Boosting School Bus Safety With Defensive Driver Training
published on August 27, 2021 by Sonia Mastros
Well-trained bus drivers are the foundation of school bus safety. It doesn't matter what kinds of buses you drive or the routes you create if you don't have drivers who are always putting passenger safety first in their thinking. That's why it's vital to occasionally put your drivers through refresher courses, such as defensive driving training.
These may feel like basic suggestions, but even good drivers can get lazy after too many years on the road. An occasional bit of re-training helps remind them of how to maintain school bus safety.
Five Key Elements of Defensive Driving To Reinforce With Your School Bus Drivers
1. Awareness of Weather and Road Conditions
As the weather and climate become more extreme, your drivers are likely going to find themselves facing inclement road conditions more often. Do they still remember how to handle a sudden snowstorm or a tornado alert? Fast action can save lives when the weather turns bad.
2. Stopping At Train Crossings
It's easy for anyone to get lazy about train crossings, and for bus drivers, that can be deadly. Reinforce that they must stop fully and look both ways before crossing a train track, even if the barriers and warning lights aren't activated.

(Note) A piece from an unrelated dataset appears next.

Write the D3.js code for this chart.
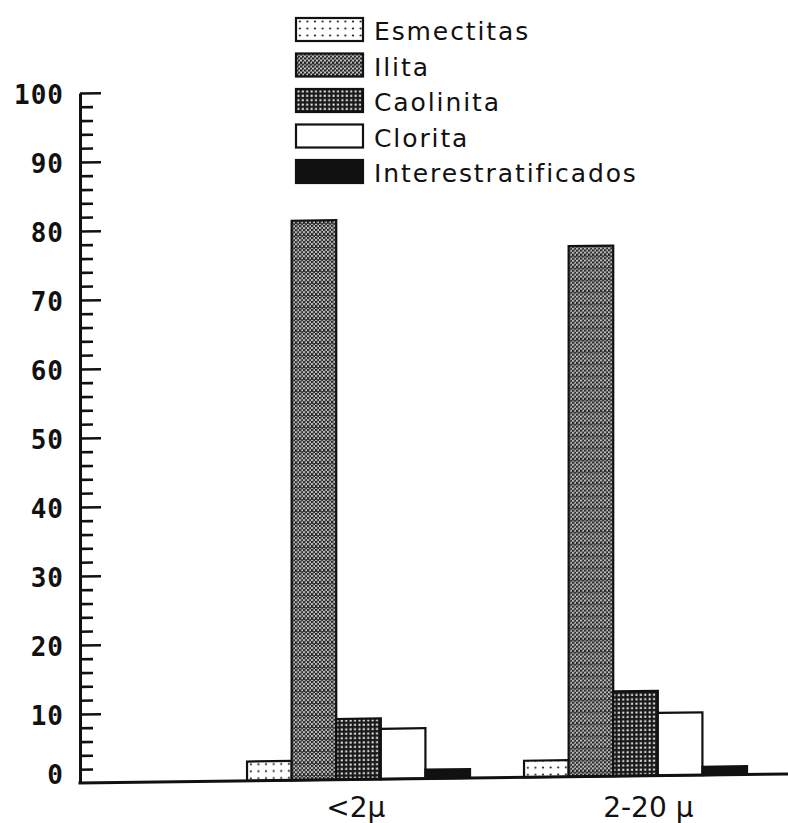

If you have GPS units in your buses, monitor your drivers' habits and make sure they're stopping at crossings!
3. Turn Radius Awareness
As time goes by, drivers may start to make their turns too shallow, potentially endangering the bus or other vehicles if something goes wrong. Your drivers should always be swinging wide to make sure they can always make turns.
Also, encourage your drivers to avoid left turns against traffic whenever possible, even when under a protected turn signal. This is inherently more dangerous than right turns. In addition, often you can actually save on gas by making multiple right turns to avoid sitting in left-turn lanes.
4. Thoroughly Checking the Bus Before Every Trip
When is the last time you monitored your drivers while they do their pre-trip inspection and checklist? This is another area where even good drivers may start to slack off due to familiarity. Drivers should be thoroughly inspecting their vehicle before every trip, no matter how tedious it seems.
5. Blind Spots
Make sure your drivers are aware of all the blind spots on their buses. If there are too many blind spots, this might also be a good time to install more mirrors, or camera-based systems, to improve visibility.